In an interview, she explained that the goal for her three-day U.S. visit was to start changing perceptions.

She told audiences about her NDP government’s $30-a-tonne carbon tax, her plan to phase out coal, and the 100 million-tonne cap on oilsands emissions that she said is one-third of some previous long-term emissions projections and said that will force the industry to innovate if it wants to grow.

There’s one point she didn’t emphasize: that neither Alberta’s efforts, nor the federal government’s, would currently allow Canada to meet its emissions targets.

Alberta’s emissions would not actually decline under her plan — just grow slower than previously projected.
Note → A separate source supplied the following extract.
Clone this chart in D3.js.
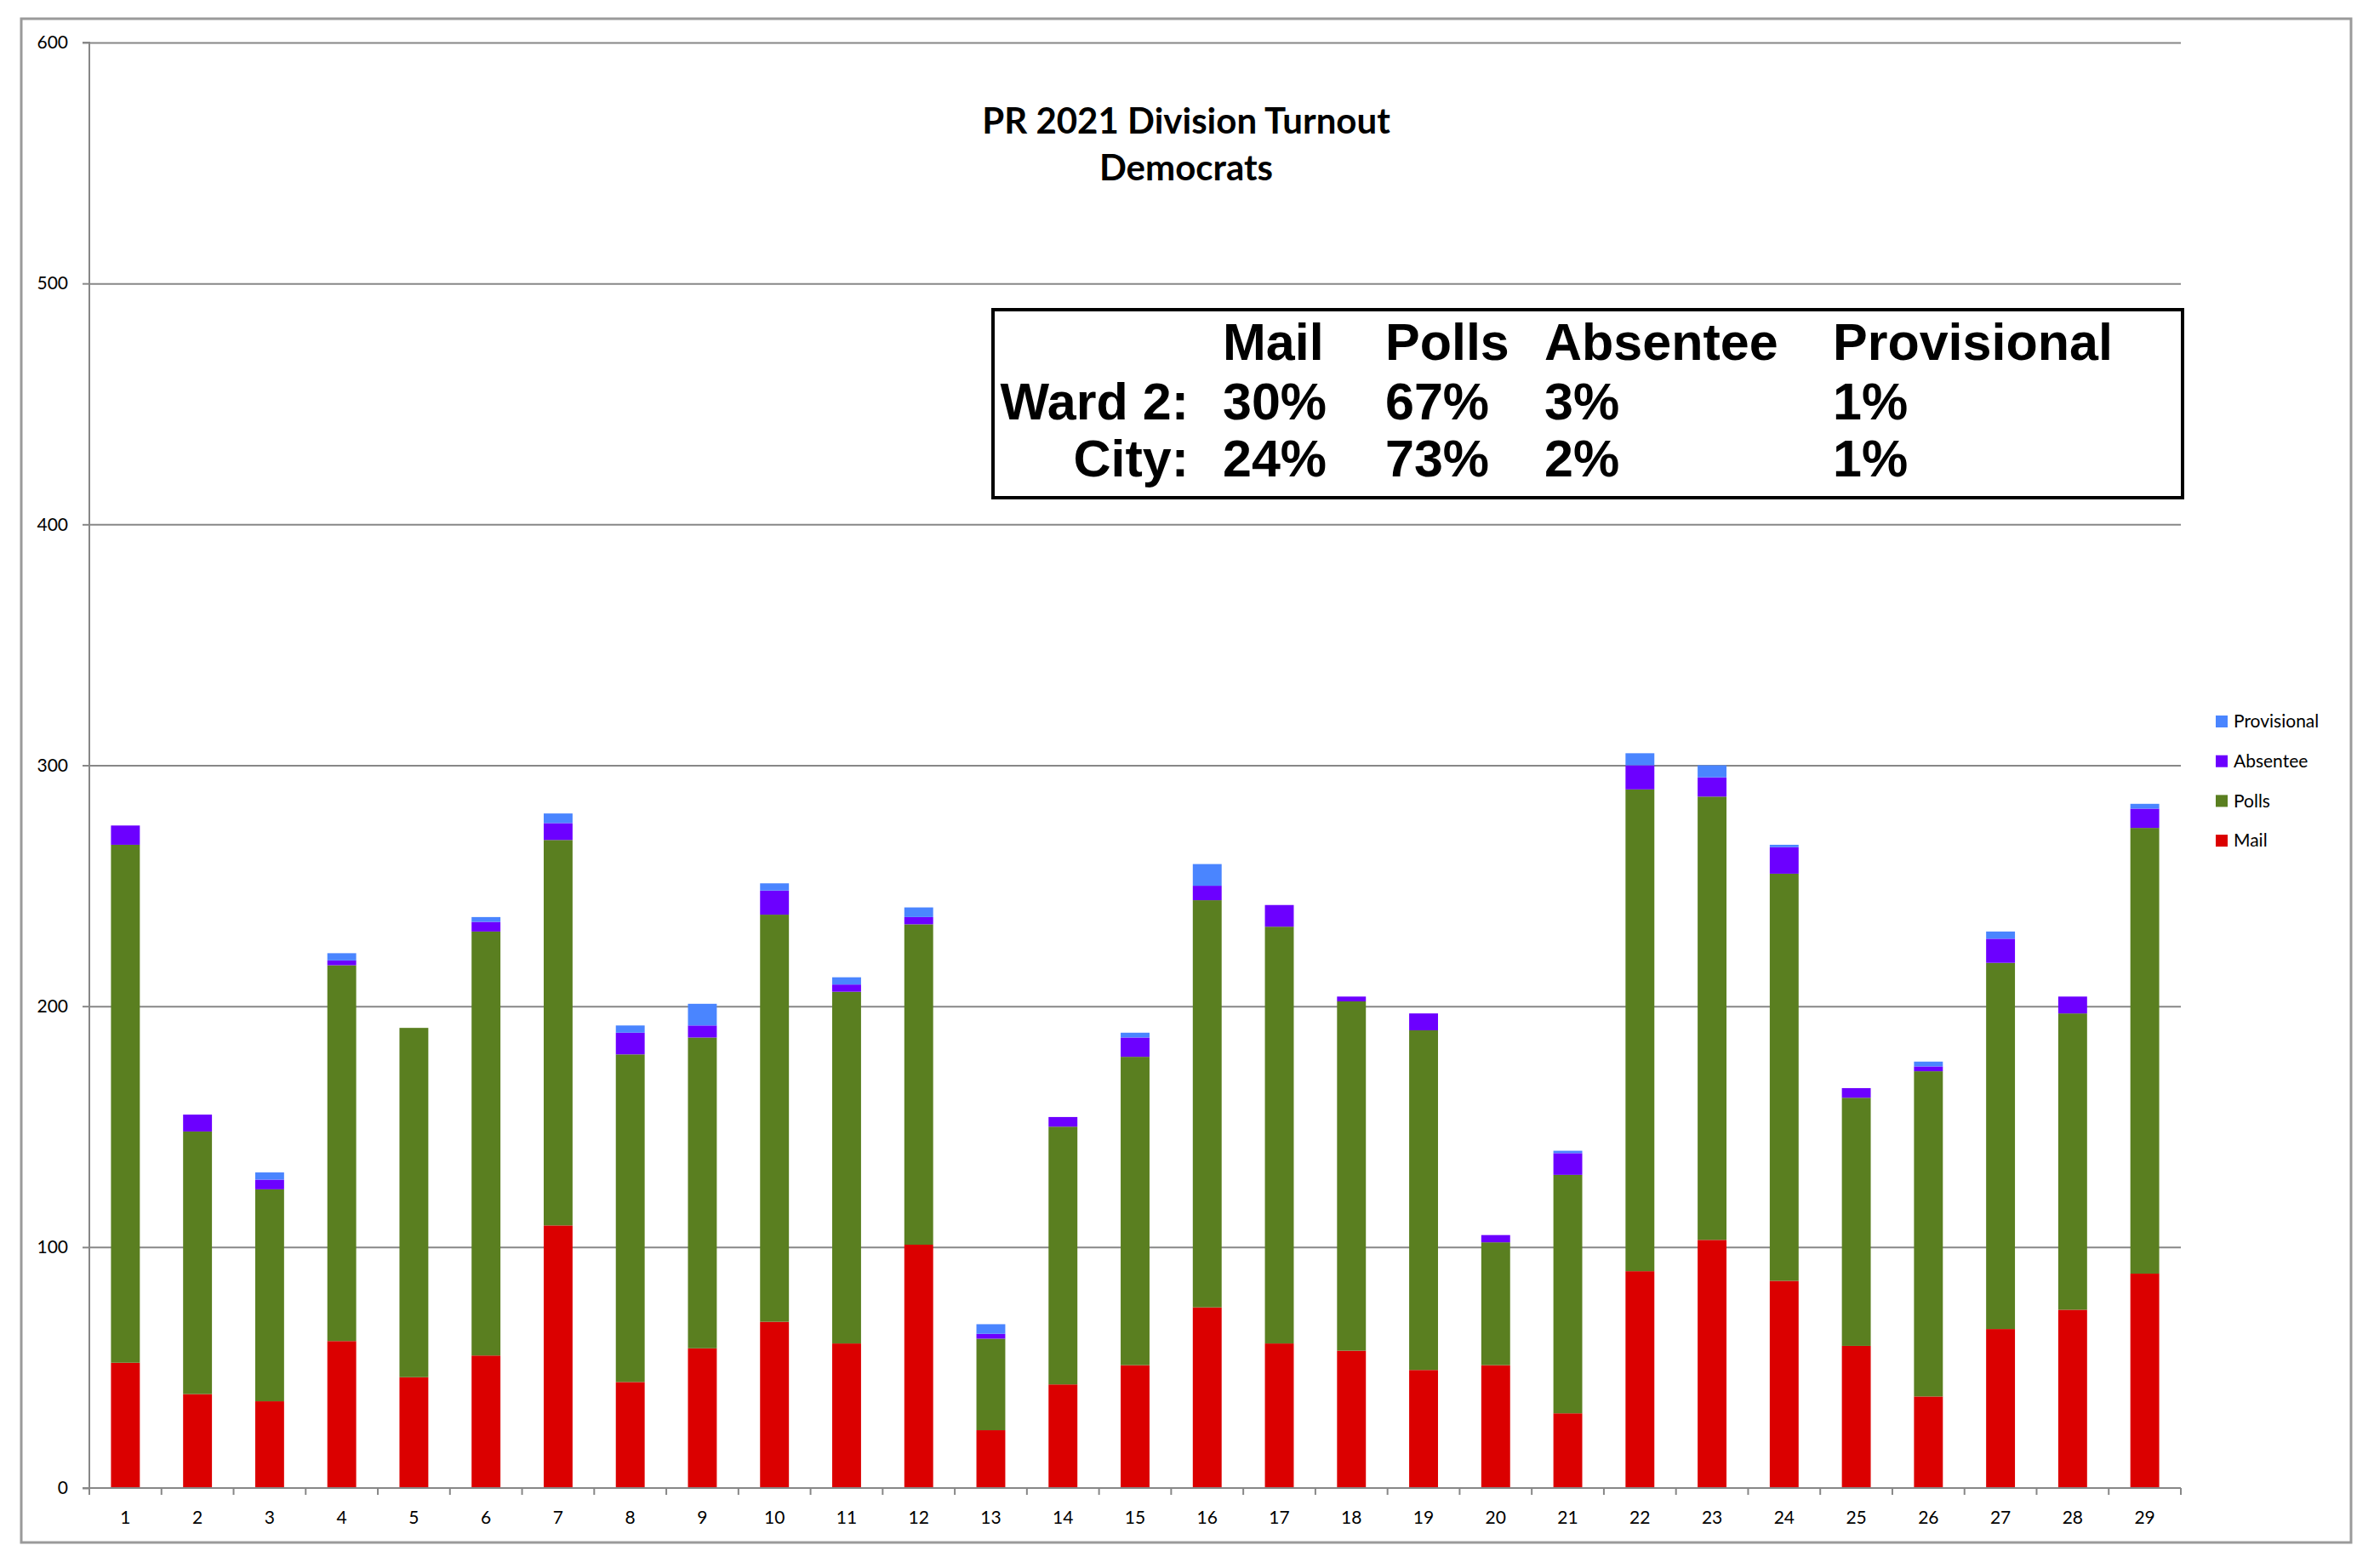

The premier said she knows perceptions won’t change overnight.

Related reading: The death of the Alberta dream

She’s meeting with a White House environmental official; the head of the Center for American Progress, a prominent progressive think tank that opposed Keystone XL; and the Republican head of the Senate energy committee.

“If I leave here with people going, ‘Oh, isn’t Alberta doing something that maybe we should take a look at, maybe even learn from, and they’re kind of doing the right stuff now,’ then that’s a win,” she said in an interview Thursday.

“I think we have an important, important story to tell. And it’s not just a story. That’s the new thing. It’s real. We have significant action we’re taking on climate change.”

She stressed how important the oil industry to her province’s economy. She told the Johns Hopkins audience that it’s responsible for one-sixth of Alberta jobs.

Notley did not use her trip, however, to promote future oil pipelines.

She was asked whether she hoped her efforts would help gain approval for some future version of Keystone XL. She said that’s not her focus now.

The issue could resurface after the current U.S. presidential election.

Both Republican candidates support the pipeline cancelled by President Barack Obama. The Democrats both oppose it.

“I’m not a big fan of hypothetical questions,” she told The Canadian Press.

Asked about the pipeline debates back home, she said she has no interest in letting them strain national unity.

Notley said she intends to have a respectful conversation based on the facts, allowing both sides of the issue to feel like they’ve been heard.

Ongoing pipeline proposals have caused tension with neighbouring B.C., become a hot topic for the Parti Quebecois and prompted Saskatchewan’s premier to express annoyance with Quebec.

Notley said she’ll avoid finger-pointing.

“Canada is a collection of provinces. Historically some people play that feature off against one another. I don’t think that’s typically resulted in progress,” she said.

“It is not in any way, shape or form the appropriate frame for this conversation. And we’re not going to do that with it.”

The National Energy Board has just announced that a review into the biggest of the ongoing pipeline projects, TransCanada’s Energy East, should be completed by March 2018 after consultations with communities along the route; amid vocal opposition in Quebec, the provincial government there has agreed to conduct a separate review.

Notley said the conversation should be based on facts — about safety, the environment, and the economy. And she said people’s concerns should be heard.

“Those communities have a right to ask those questions. We’re not going to question their right — or fight with them over their right. That doesn’t help engage in conversation — suggesting they’re not allowed to have it,” she said.